DESIGN PLANNING:- In this step, artisans sketch intricate motifs and patterns on graph paper. Each square on the graph represents a yarn intersection on the fabric. This design acts as a blueprint for where to tie and dye the yarns, ensuring the final woven pattern matches the intended look.
YARN PREPARATION:- Raw silk or cotton yarns are degummed to remove natural sericin or impurities, making them soft and dye-absorbent. After cleaning, the yarns are wound onto bobbins or spindles, preparing them for the tying and dyeing process.
WARP TIE & DYE:– Warp yarns are stretched and marked according to the design chart. Threads are tied tightly with waterproof material (like rubber or plastic thread) to resist dye in certain areas. The yarns are dyed in stages, often requiring multiple ties and dyes for complex patterns. This creates the base color design on the warp
WEFT TIE & DYE:- This step is similar to the warp dyeing but done on the weft yarns (horizontal threads). Marking, tying, and dyeing are done with precision. Double Ikat sarees require both warp and weft yarns to be pre-dyed to align perfectly. It takes high skill to match the design during weaving.
Rewinding (Alignment):- Once dyed, yarns are dried and carefully unwound. The artisan then realigns the yarns to ensure the pattern falls correctly. This step is critical to avoid design distortion. The yarn is then rewound onto the loom beam in correct sequence.
Loom Setup:- The dyed warp threads are mounted onto the loom carefully. Thread tension, sequence, and positioning are all adjusted manually. The artisan checks alignment repeatedly to match the planned design. This sets the base for the weaving process.
Weaving:- Weaving is done by interlacing dyed warp and weft yarns.

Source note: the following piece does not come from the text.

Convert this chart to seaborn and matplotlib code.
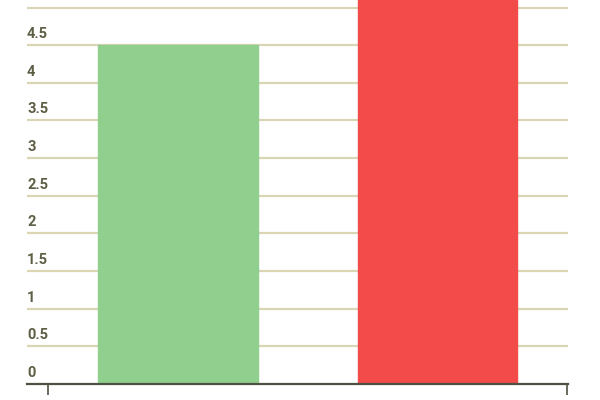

The design appears as the threads are woven together, matching the tied-dyed patterns. This is done slowly and manually, especially for double Ikat sarees. Skilled weavers adjust every thread to maintain precision.
Finishing:- The woven saree is removed from the loom and thoroughly washed to remove excess dye. It is then dried, ironed, and sometimes starched for crispness. Final quality checks are done to inspect the design alignment and color finish. The saree is now ready for sale.